→ Objective:
Make an exact copy of the lines, leaving the pictures out.

..........

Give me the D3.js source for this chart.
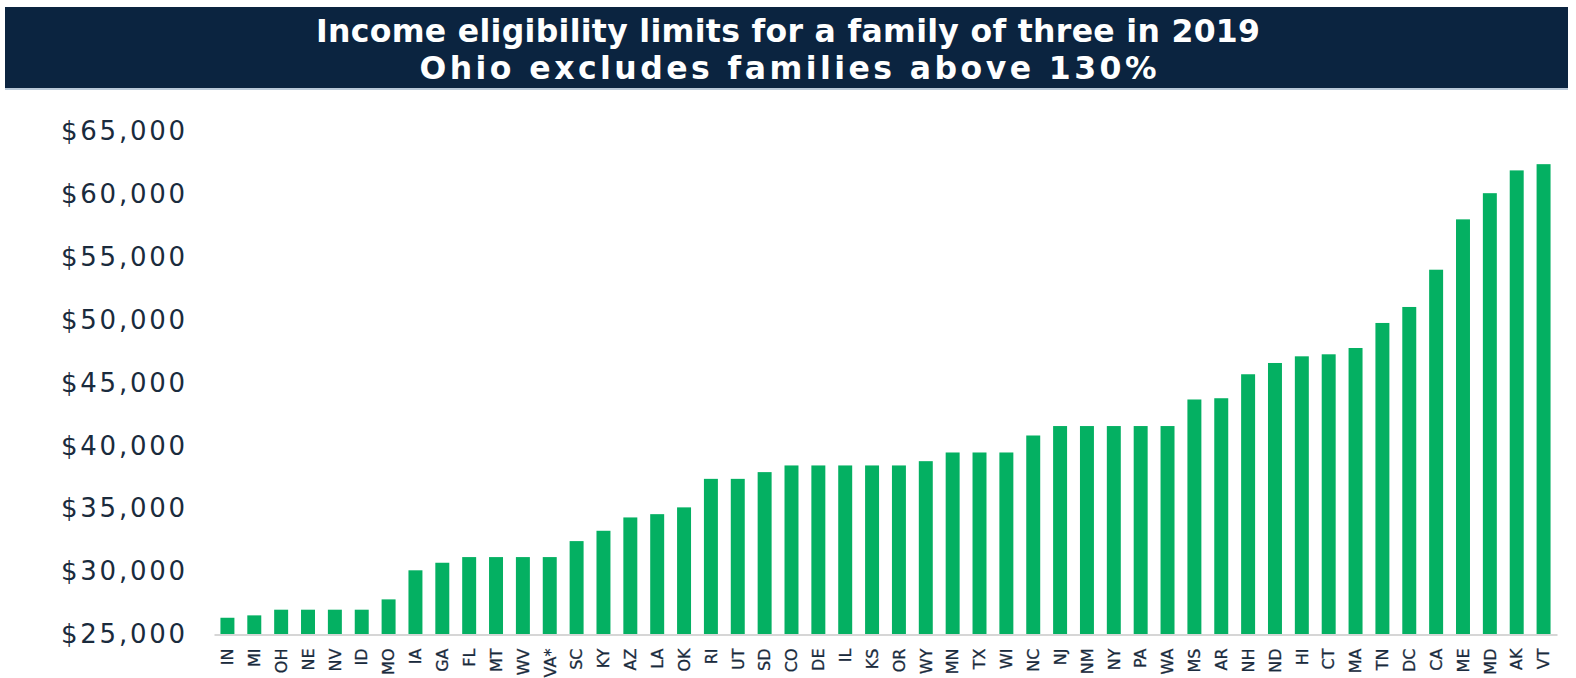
<!DOCTYPE html>
<html>
<head>
<meta charset="utf-8">
<script src="https://cdn.jsdelivr.net/npm/d3@7"></script>
<style>
  html, body { margin: 0; padding: 0; background: #ffffff; }
  svg { display: block; }
</style>
</head>
<body>
<svg id="chart" width="1576" height="678"></svg>
<script>
const titleLines = [
  "Income eligibility limits for a family of three in 2019",
  "Ohio excludes families above 130%"
];
const states = ["IN","MI","OH","NE","NV","ID","MO","IA","GA","FL","MT","WV","VA*","SC","KY","AZ","LA","OK","RI","UT","SD","CO","DE","IL","KS","OR","WY","MN","TX","WI","NC","NJ","NM","NY","PA","WA","MS","AR","NH","ND","HI","CT","MA","TN","DC","CA","ME","MD","AK","VT"];
const limits = [26330,26520,26970,26970,26970,26970,27790,30100,30700,31150,31150,31150,31150,32420,33240,34300,34560,35100,37365,37365,37900,38430,38430,38430,38430,38430,38770,39460,39460,39460,40810,41560,41560,41560,41560,41560,43670,43770,45675,46570,47100,47260,47760,49750,51020,53980,57980,60060,61870,62365];
const yTicks = [25000,30000,35000,40000,45000,50000,55000,60000,65000];

const svg = d3.select("#chart");

// title band
svg.append("rect").attr("x", 5).attr("y", 7).attr("width", 1563).attr("height", 81).attr("fill", "#0b2440");
svg.append("rect").attr("x", 5).attr("y", 88).attr("width", 1563).attr("height", 2).attr("fill", "#b9c9d8");
const titleWidths = [944, 737];
svg.selectAll("text.title").data(titleLines).enter().append("text")
  .attr("class", "title")
  .attr("x", 788)
  .attr("y", (d, i) => 42 + i * 37)
  .attr("text-anchor", "middle")
  .attr("fill", "#ffffff")
  .attr("textLength", (d, i) => titleWidths[i])
  .attr("lengthAdjust", "spacing")
  .style("font-family", "'DejaVu Sans', sans-serif")
  .style("font-weight", "bold")
  .style("font-size", "31.5px")
  .text(d => d);

const x = d3.scaleBand().domain(states).range([214, 1557]).paddingInner(0.48).paddingOuter(0.24);
const y = d3.scaleLinear().domain([25000, 65000]).range([634.5, 131]);

// bars
svg.append("g").selectAll("rect").data(states).enter().append("rect")
  .attr("x", d => x(d))
  .attr("width", x.bandwidth())
  .attr("y", (d, i) => y(limits[i]))
  .attr("height", (d, i) => y(25000) - y(limits[i]))
  .attr("fill", "#04b062");

// y axis
const yAxis = d3.axisLeft(y).tickValues(yTicks).tickSize(0).tickPadding(0)
  .tickFormat(d => "$" + d3.format(",")(d));
const gy = svg.append("g").attr("transform", "translate(185,0)").call(yAxis);
gy.select(".domain").remove();
gy.selectAll("text")
  .attr("fill", "#1a2b3d")
  .attr("textLength", 124)
  .attr("lengthAdjust", "spacing")
  .style("font-family", "'DejaVu Sans', sans-serif")
  .style("font-size", "26px");

// x axis
const xAxis = d3.axisBottom(x).tickSize(0).tickPadding(0);
const gx = svg.append("g").attr("transform", "translate(0,634.5)").call(xAxis);
gx.select(".domain").attr("stroke", "#d6d6d6").attr("stroke-width", 2);
gx.selectAll("text")
  .attr("transform", "rotate(-90)")
  .attr("x", -14)
  .attr("y", 0)
  .attr("dy", "0.36em")
  .attr("text-anchor", "end")
  .attr("fill", "#1a2b3d")
  .attr("stroke", "#1a2b3d")
  .attr("stroke-width", 0.3)
  .style("font-family", "'DejaVu Sans', sans-serif")
  .style("font-size", "16px");
</script>
</body>
</html>
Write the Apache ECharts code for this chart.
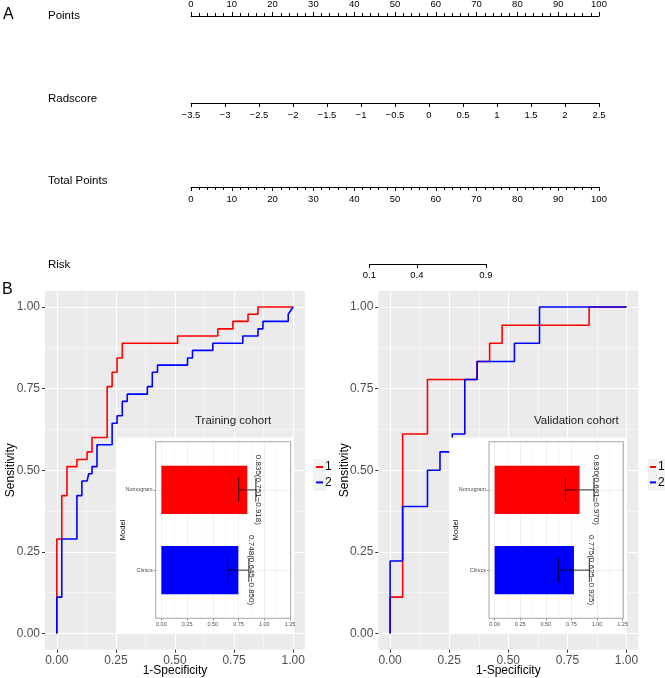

..........

→ Correct response:
Give me the D3.js source for this chart.
<!DOCTYPE html>
<html>
<head>
<meta charset="utf-8">
<script src="https://cdn.jsdelivr.net/npm/d3@7"></script>
<style>
  html, body { margin: 0; padding: 0; background: #ffffff; }
  svg { display: block; }
</style>
</head>
<body>
<svg id="chart" width="1576" height="678"></svg>
<script>
const titleLines = [
  "Income eligibility limits for a family of three in 2019",
  "Ohio excludes families above 130%"
];
const states = ["IN","MI","OH","NE","NV","ID","MO","IA","GA","FL","MT","WV","VA*","SC","KY","AZ","LA","OK","RI","UT","SD","CO","DE","IL","KS","OR","WY","MN","TX","WI","NC","NJ","NM","NY","PA","WA","MS","AR","NH","ND","HI","CT","MA","TN","DC","CA","ME","MD","AK","VT"];
const limits = [26330,26520,26970,26970,26970,26970,27790,30100,30700,31150,31150,31150,31150,32420,33240,34300,34560,35100,37365,37365,37900,38430,38430,38430,38430,38430,38770,39460,39460,39460,40810,41560,41560,41560,41560,41560,43670,43770,45675,46570,47100,47260,47760,49750,51020,53980,57980,60060,61870,62365];
const yTicks = [25000,30000,35000,40000,45000,50000,55000,60000,65000];

const svg = d3.select("#chart");

// title band
svg.append("rect").attr("x", 5).attr("y", 7).attr("width", 1563).attr("height", 81).attr("fill", "#0b2440");
svg.append("rect").attr("x", 5).attr("y", 88).attr("width", 1563).attr("height", 2).attr("fill", "#b9c9d8");
const titleWidths = [944, 737];
svg.selectAll("text.title").data(titleLines).enter().append("text")
  .attr("class", "title")
  .attr("x", 788)
  .attr("y", (d, i) => 42 + i * 37)
  .attr("text-anchor", "middle")
  .attr("fill", "#ffffff")
  .attr("textLength", (d, i) => titleWidths[i])
  .attr("lengthAdjust", "spacing")
  .style("font-family", "'DejaVu Sans', sans-serif")
  .style("font-weight", "bold")
  .style("font-size", "31.5px")
  .text(d => d);

const x = d3.scaleBand().domain(states).range([214, 1557]).paddingInner(0.48).paddingOuter(0.24);
const y = d3.scaleLinear().domain([25000, 65000]).range([634.5, 131]);

// bars
svg.append("g").selectAll("rect").data(states).enter().append("rect")
  .attr("x", d => x(d))
  .attr("width", x.bandwidth())
  .attr("y", (d, i) => y(limits[i]))
  .attr("height", (d, i) => y(25000) - y(limits[i]))
  .attr("fill", "#04b062");

// y axis
const yAxis = d3.axisLeft(y).tickValues(yTicks).tickSize(0).tickPadding(0)
  .tickFormat(d => "$" + d3.format(",")(d));
const gy = svg.append("g").attr("transform", "translate(185,0)").call(yAxis);
gy.select(".domain").remove();
gy.selectAll("text")
  .attr("fill", "#1a2b3d")
  .attr("textLength", 124)
  .attr("lengthAdjust", "spacing")
  .style("font-family", "'DejaVu Sans', sans-serif")
  .style("font-size", "26px");

// x axis
const xAxis = d3.axisBottom(x).tickSize(0).tickPadding(0);
const gx = svg.append("g").attr("transform", "translate(0,634.5)").call(xAxis);
gx.select(".domain").attr("stroke", "#d6d6d6").attr("stroke-width", 2);
gx.selectAll("text")
  .attr("transform", "rotate(-90)")
  .attr("x", -14)
  .attr("y", 0)
  .attr("dy", "0.36em")
  .attr("text-anchor", "end")
  .attr("fill", "#1a2b3d")
  .attr("stroke", "#1a2b3d")
  .attr("stroke-width", 0.3)
  .style("font-family", "'DejaVu Sans', sans-serif")
  .style("font-size", "16px");
</script>
</body>
</html>
Write the Apache ECharts code for this chart.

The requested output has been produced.